Your choices with the OpenCV library is to use any number of methods to select a few points, and create the transformation between those points in the image by using a function like getAffineTransform
or getPerspectiveTransform
. Note that functions like these take points as arguments, not luminosity values (images). You'll want to find points of interest in the first image (say, those marker spots); and you'll want to find those same points in the second image, and pass those pixel locations to a function like getAffineTransform
or getPerspectiveTransform
. Then, once you have that transformation matrix, you can use warpAffine
or warpPerspective
to warp the second image into the coordinates of the first (or vice versa).

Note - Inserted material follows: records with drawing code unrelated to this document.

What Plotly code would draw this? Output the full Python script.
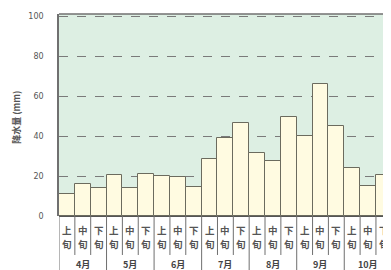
import plotly.graph_objects as go

months = ["4月", "5月", "6月", "7月", "8月", "9月", "10月"]
periods = ["上旬", "中旬", "下旬"]
rain = [11, 16, 14, 20.5, 14, 21, 20, 19.5, 14.5, 28.5, 39, 46.5,
        31.5, 27.5, 49.5, 40, 66, 45, 24, 15, 20.5]
y_ticks = [0, 20, 40, 60, 80, 100]

n = len(rain)
xs = list(range(n))

FONT = "Noto Sans CJK JP"
fig = go.Figure()
fig.add_trace(go.Bar(
    x=xs, y=rain, width=1,
    marker=dict(color="#fffbe1", line=dict(color="#6b6b5e", width=1)),
))

shapes = []
# separators below the axis
for i in range(n + 1):
    xb = i - 0.5
    is_month = (i % 3 == 0)
    shapes.append(dict(type="line", xref="x", yref="paper", x0=xb, x1=xb,
                       y0=0, y1=-0.27 if is_month else -0.193,
                       line=dict(color="#6f6f6f", width=1)))
# top frame
shapes.append(dict(type="line", xref="paper", yref="paper", x0=0, x1=1, y0=1, y1=1,
                   line=dict(color="#707070", width=1.5)))

annotations = []
for i in xs:
    label = periods[i % 3]
    for k, ch in enumerate(label):
        annotations.append(dict(x=i, y=-0.068 - 0.07 * k, xref="x", yref="paper",
                                text="<b>" + ch + "</b>",
                                showarrow=False, yanchor="middle", xanchor="center",
                                borderpad=0,
                                font=dict(family=FONT, size=9.5, color="#555")))
for m, name in enumerate(months):
    annotations.append(dict(x=m * 3 + 1, y=-0.238, xref="x", yref="paper",
                            text="<b>" + name + "</b>", showarrow=False,
                            yanchor="middle", xanchor="center",
                            font=dict(family=FONT, size=9, color="#444")))
annotations.append(dict(x=-0.13, y=0.49, xref="paper", yref="paper",
                        text="<b>降水量 (mm)</b>", textangle=-90, showarrow=False,
                        xanchor="center", yanchor="middle",
                        font=dict(family=FONT, size=9, color="#555")))

fig.update_layout(
    width=383, height=262,
    margin=dict(l=51, r=0, t=6, b=54),
    paper_bgcolor="white", plot_bgcolor="#ddefe3",
    showlegend=False, bargap=0,
    shapes=shapes, annotations=annotations,
    xaxis=dict(range=[-0.5, 20.45], showticklabels=False, ticks="", automargin=False,
               showgrid=False, zeroline=False, showline=False, fixedrange=True),
    yaxis=dict(range=[0, 101], tickvals=y_ticks, ticks="", automargin=False,
               tickfont=dict(family="DejaVu Sans", size=8, color="#555"),
               ticklabelstandoff=12,
               showgrid=True, gridcolor="#7a7a7a", griddash="dash", gridwidth=1,
               zeroline=True, zerolinecolor="#555", zerolinewidth=1.5,
               showline=True, linecolor="#707070", linewidth=1.5),
)
fig.write_html("out.html")
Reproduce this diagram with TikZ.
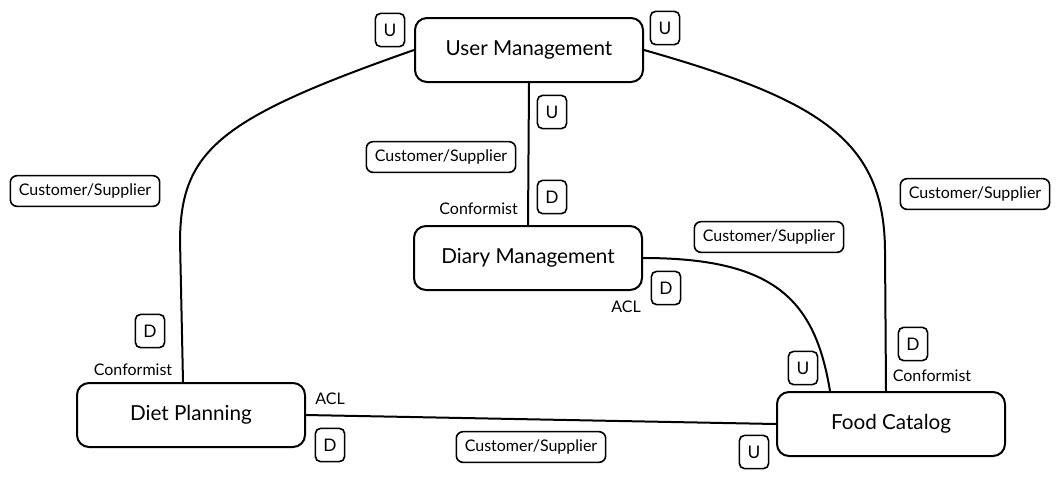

Affine transformations include translation, rotation, scaling, and shearing. Perspective transformations include everything from affine transformations, as well as perspective distortion in the x
and y
directions. For getAffineTransform
you need to send three pairs of points from the first image, and where those three same pixels are located in the second image. For getPerspectiveTransform
, you will send four pixel pairs from each image. If you want to use all of your marker points, you can use findHomography
instead which will allow you to place more than four points and it will compute an optimal homography between all of your matched points.
When you use feature detection and matching to align images, it's using these functions in the background. The difference is it finds the features for you. But if that's not working, simply use manual methods to find the features to your liking, and then use these methods on those feature points. E.g., you could find the template locations as you already have and define that as a region of interest (ROI), and then break the marker points into smaller template pieces and find those locations inside your ROI. Then you have corresponding pairs of points from both images; you can input their locations into findHomography
or just pick three to use with getAffineTransform
or four with getPerspectiveTransform
and you'll get your image transformation which you can then apply.
Otherwise you'll need to use something like the Lukas-Kanade optical flow algorithm which can do direct image matching if you don't want to use feature-based methods, but these are incredibly slow comparatively to selecting a few feature points and finding homographies that way if you use the whole image. However if you only have to do it for a few images, it's not such a huge deal. To be more accurate and have it converge much faster, it'll help if you can provide it a starting homography that at least translates it roughly to the right position (e.g. you do your feature detection, see that the feature is roughly (x', y')
pixels in the second image from the first, and create an homography with that translation).
You can also likely find some Python routines for homography estimation from the Lucas-Kanade inverse compositional algorithm or the like online if you want to try that. I have my own custom routine for that algorithm as well, but I can't share it, however, I could run the algorithm on your images if you share the originals without the bounding boxes, to maybe provide you with some estimated homographies to compare with.